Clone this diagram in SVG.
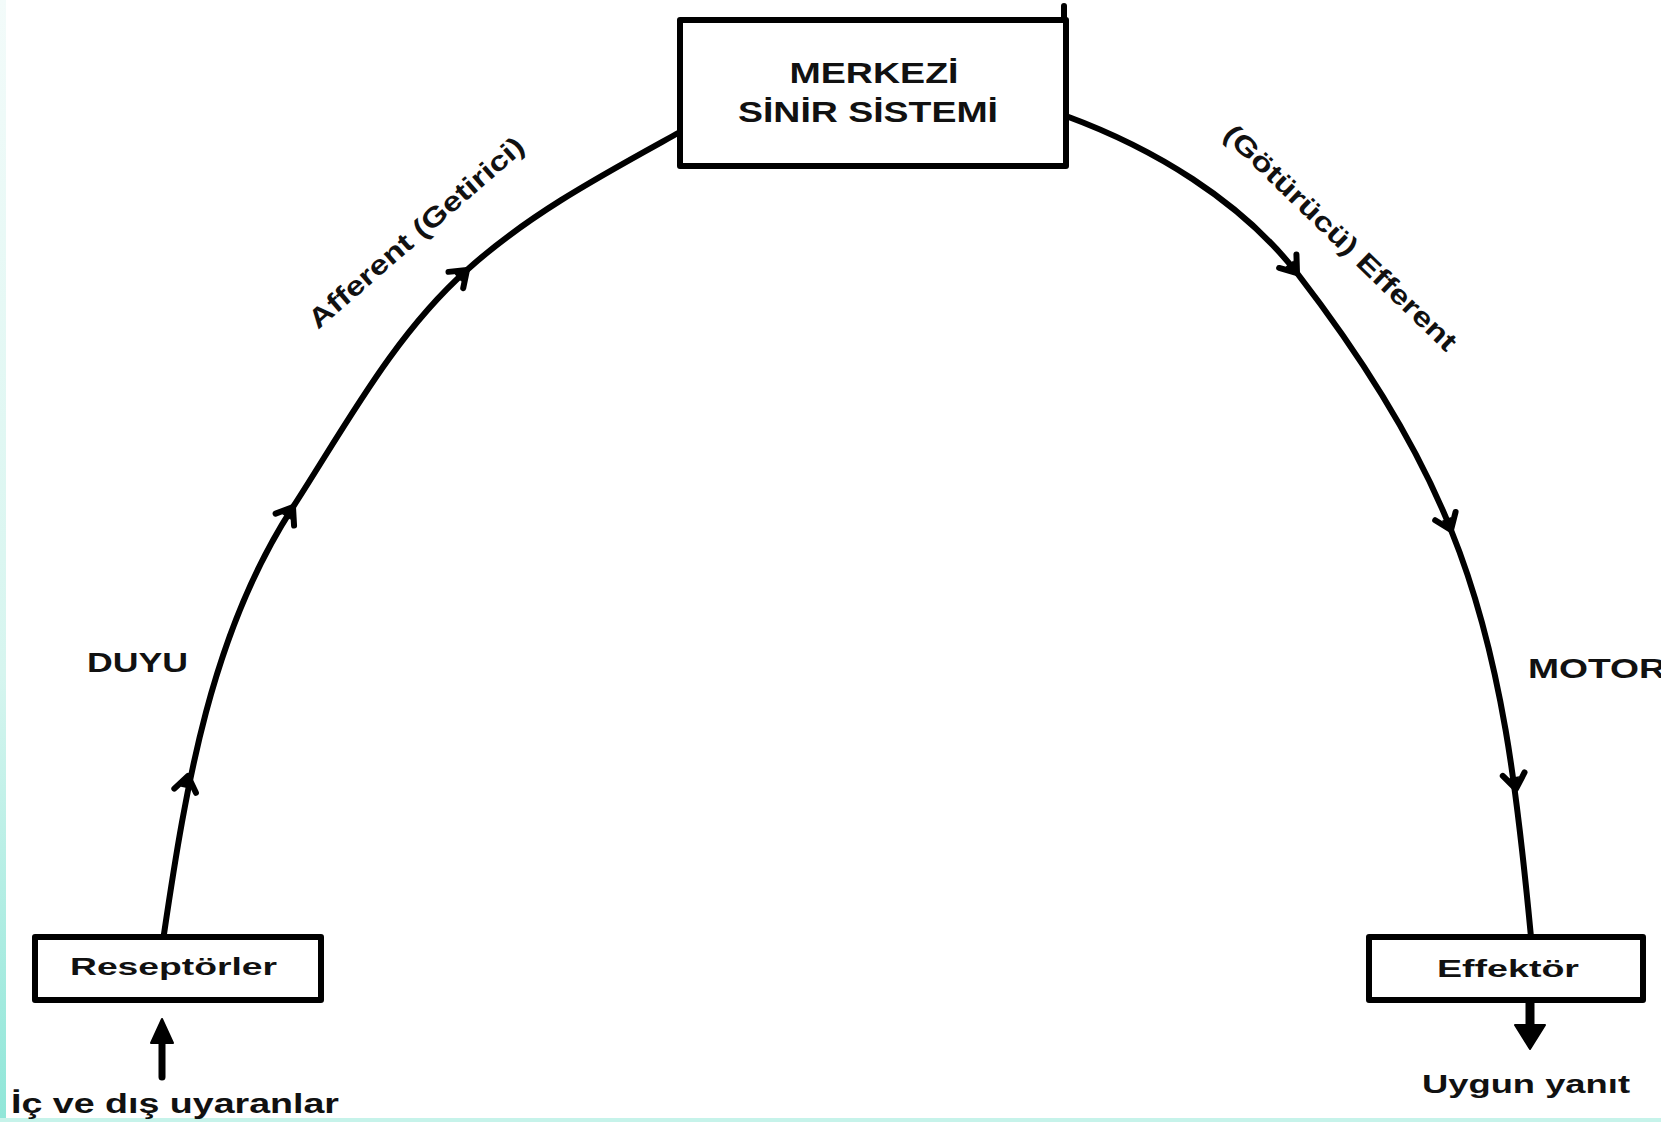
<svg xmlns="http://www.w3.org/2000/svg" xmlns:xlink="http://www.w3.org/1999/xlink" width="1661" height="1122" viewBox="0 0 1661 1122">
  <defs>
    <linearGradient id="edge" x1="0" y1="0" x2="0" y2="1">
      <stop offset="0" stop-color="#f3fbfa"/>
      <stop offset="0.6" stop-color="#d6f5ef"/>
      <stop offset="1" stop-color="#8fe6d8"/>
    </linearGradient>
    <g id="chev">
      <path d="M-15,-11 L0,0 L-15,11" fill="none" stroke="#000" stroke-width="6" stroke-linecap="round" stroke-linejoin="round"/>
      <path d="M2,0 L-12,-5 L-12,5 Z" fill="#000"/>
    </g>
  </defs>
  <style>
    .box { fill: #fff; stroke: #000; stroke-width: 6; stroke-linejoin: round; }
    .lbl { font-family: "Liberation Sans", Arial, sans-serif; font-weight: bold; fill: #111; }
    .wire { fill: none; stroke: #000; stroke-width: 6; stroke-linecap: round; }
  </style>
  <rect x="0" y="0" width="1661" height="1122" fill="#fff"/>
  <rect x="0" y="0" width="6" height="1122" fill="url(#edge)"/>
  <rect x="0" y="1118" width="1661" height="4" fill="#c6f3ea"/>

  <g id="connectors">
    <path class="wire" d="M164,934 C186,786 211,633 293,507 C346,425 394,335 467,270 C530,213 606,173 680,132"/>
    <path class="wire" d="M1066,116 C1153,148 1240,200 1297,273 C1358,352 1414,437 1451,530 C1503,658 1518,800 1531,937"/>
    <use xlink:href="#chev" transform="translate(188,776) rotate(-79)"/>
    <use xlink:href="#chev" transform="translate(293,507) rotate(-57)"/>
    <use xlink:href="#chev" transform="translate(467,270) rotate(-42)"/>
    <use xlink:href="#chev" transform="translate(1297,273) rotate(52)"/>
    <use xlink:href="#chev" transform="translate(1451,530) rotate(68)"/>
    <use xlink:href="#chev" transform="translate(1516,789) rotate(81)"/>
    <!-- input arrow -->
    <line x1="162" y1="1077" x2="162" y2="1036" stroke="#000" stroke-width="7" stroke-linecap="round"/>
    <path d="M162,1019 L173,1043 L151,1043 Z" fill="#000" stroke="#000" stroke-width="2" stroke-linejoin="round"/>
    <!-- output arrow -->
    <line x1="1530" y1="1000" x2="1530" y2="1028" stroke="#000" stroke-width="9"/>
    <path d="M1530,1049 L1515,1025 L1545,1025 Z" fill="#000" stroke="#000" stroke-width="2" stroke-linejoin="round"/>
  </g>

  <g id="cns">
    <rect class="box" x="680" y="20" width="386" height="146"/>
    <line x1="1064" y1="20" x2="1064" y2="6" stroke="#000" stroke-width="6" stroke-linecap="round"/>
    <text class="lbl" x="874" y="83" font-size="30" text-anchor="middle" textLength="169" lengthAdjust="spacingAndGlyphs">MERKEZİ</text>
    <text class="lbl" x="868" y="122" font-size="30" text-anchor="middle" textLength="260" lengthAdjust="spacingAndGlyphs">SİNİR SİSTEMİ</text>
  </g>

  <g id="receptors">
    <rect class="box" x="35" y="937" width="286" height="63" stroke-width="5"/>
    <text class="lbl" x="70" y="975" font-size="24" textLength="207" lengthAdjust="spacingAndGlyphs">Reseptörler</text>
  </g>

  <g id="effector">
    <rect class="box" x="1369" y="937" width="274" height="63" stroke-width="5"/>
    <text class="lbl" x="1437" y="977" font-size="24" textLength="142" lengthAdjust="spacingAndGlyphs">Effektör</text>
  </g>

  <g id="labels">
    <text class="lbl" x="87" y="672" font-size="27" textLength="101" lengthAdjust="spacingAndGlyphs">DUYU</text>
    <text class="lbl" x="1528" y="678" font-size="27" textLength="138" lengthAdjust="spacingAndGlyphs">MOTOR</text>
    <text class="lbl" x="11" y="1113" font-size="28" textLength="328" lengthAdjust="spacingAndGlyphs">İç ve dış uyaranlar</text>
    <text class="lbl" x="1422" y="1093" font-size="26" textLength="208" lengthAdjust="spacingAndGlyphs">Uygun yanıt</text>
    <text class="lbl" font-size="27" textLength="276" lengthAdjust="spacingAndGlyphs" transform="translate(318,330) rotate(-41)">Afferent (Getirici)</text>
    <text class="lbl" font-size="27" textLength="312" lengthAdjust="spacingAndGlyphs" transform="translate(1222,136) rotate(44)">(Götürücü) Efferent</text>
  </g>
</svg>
· · ·
- Short task -
Produce an exact copy of each line of data, skipping embedded images.

- Response -
Clone this diagram in SVG.
<svg xmlns="http://www.w3.org/2000/svg" xmlns:xlink="http://www.w3.org/1999/xlink" width="1661" height="1122" viewBox="0 0 1661 1122">
  <defs>
    <linearGradient id="edge" x1="0" y1="0" x2="0" y2="1">
      <stop offset="0" stop-color="#f3fbfa"/>
      <stop offset="0.6" stop-color="#d6f5ef"/>
      <stop offset="1" stop-color="#8fe6d8"/>
    </linearGradient>
    <g id="chev">
      <path d="M-15,-11 L0,0 L-15,11" fill="none" stroke="#000" stroke-width="6" stroke-linecap="round" stroke-linejoin="round"/>
      <path d="M2,0 L-12,-5 L-12,5 Z" fill="#000"/>
    </g>
  </defs>
  <style>
    .box { fill: #fff; stroke: #000; stroke-width: 6; stroke-linejoin: round; }
    .lbl { font-family: "Liberation Sans", Arial, sans-serif; font-weight: bold; fill: #111; }
    .wire { fill: none; stroke: #000; stroke-width: 6; stroke-linecap: round; }
  </style>
  <rect x="0" y="0" width="1661" height="1122" fill="#fff"/>
  <rect x="0" y="0" width="6" height="1122" fill="url(#edge)"/>
  <rect x="0" y="1118" width="1661" height="4" fill="#c6f3ea"/>

  <g id="connectors">
    <path class="wire" d="M164,934 C186,786 211,633 293,507 C346,425 394,335 467,270 C530,213 606,173 680,132"/>
    <path class="wire" d="M1066,116 C1153,148 1240,200 1297,273 C1358,352 1414,437 1451,530 C1503,658 1518,800 1531,937"/>
    <use xlink:href="#chev" transform="translate(188,776) rotate(-79)"/>
    <use xlink:href="#chev" transform="translate(293,507) rotate(-57)"/>
    <use xlink:href="#chev" transform="translate(467,270) rotate(-42)"/>
    <use xlink:href="#chev" transform="translate(1297,273) rotate(52)"/>
    <use xlink:href="#chev" transform="translate(1451,530) rotate(68)"/>
    <use xlink:href="#chev" transform="translate(1516,789) rotate(81)"/>
    <!-- input arrow -->
    <line x1="162" y1="1077" x2="162" y2="1036" stroke="#000" stroke-width="7" stroke-linecap="round"/>
    <path d="M162,1019 L173,1043 L151,1043 Z" fill="#000" stroke="#000" stroke-width="2" stroke-linejoin="round"/>
    <!-- output arrow -->
    <line x1="1530" y1="1000" x2="1530" y2="1028" stroke="#000" stroke-width="9"/>
    <path d="M1530,1049 L1515,1025 L1545,1025 Z" fill="#000" stroke="#000" stroke-width="2" stroke-linejoin="round"/>
  </g>

  <g id="cns">
    <rect class="box" x="680" y="20" width="386" height="146"/>
    <line x1="1064" y1="20" x2="1064" y2="6" stroke="#000" stroke-width="6" stroke-linecap="round"/>
    <text class="lbl" x="874" y="83" font-size="30" text-anchor="middle" textLength="169" lengthAdjust="spacingAndGlyphs">MERKEZİ</text>
    <text class="lbl" x="868" y="122" font-size="30" text-anchor="middle" textLength="260" lengthAdjust="spacingAndGlyphs">SİNİR SİSTEMİ</text>
  </g>

  <g id="receptors">
    <rect class="box" x="35" y="937" width="286" height="63" stroke-width="5"/>
    <text class="lbl" x="70" y="975" font-size="24" textLength="207" lengthAdjust="spacingAndGlyphs">Reseptörler</text>
  </g>

  <g id="effector">
    <rect class="box" x="1369" y="937" width="274" height="63" stroke-width="5"/>
    <text class="lbl" x="1437" y="977" font-size="24" textLength="142" lengthAdjust="spacingAndGlyphs">Effektör</text>
  </g>

  <g id="labels">
    <text class="lbl" x="87" y="672" font-size="27" textLength="101" lengthAdjust="spacingAndGlyphs">DUYU</text>
    <text class="lbl" x="1528" y="678" font-size="27" textLength="138" lengthAdjust="spacingAndGlyphs">MOTOR</text>
    <text class="lbl" x="11" y="1113" font-size="28" textLength="328" lengthAdjust="spacingAndGlyphs">İç ve dış uyaranlar</text>
    <text class="lbl" x="1422" y="1093" font-size="26" textLength="208" lengthAdjust="spacingAndGlyphs">Uygun yanıt</text>
    <text class="lbl" font-size="27" textLength="276" lengthAdjust="spacingAndGlyphs" transform="translate(318,330) rotate(-41)">Afferent (Getirici)</text>
    <text class="lbl" font-size="27" textLength="312" lengthAdjust="spacingAndGlyphs" transform="translate(1222,136) rotate(44)">(Götürücü) Efferent</text>
  </g>
</svg>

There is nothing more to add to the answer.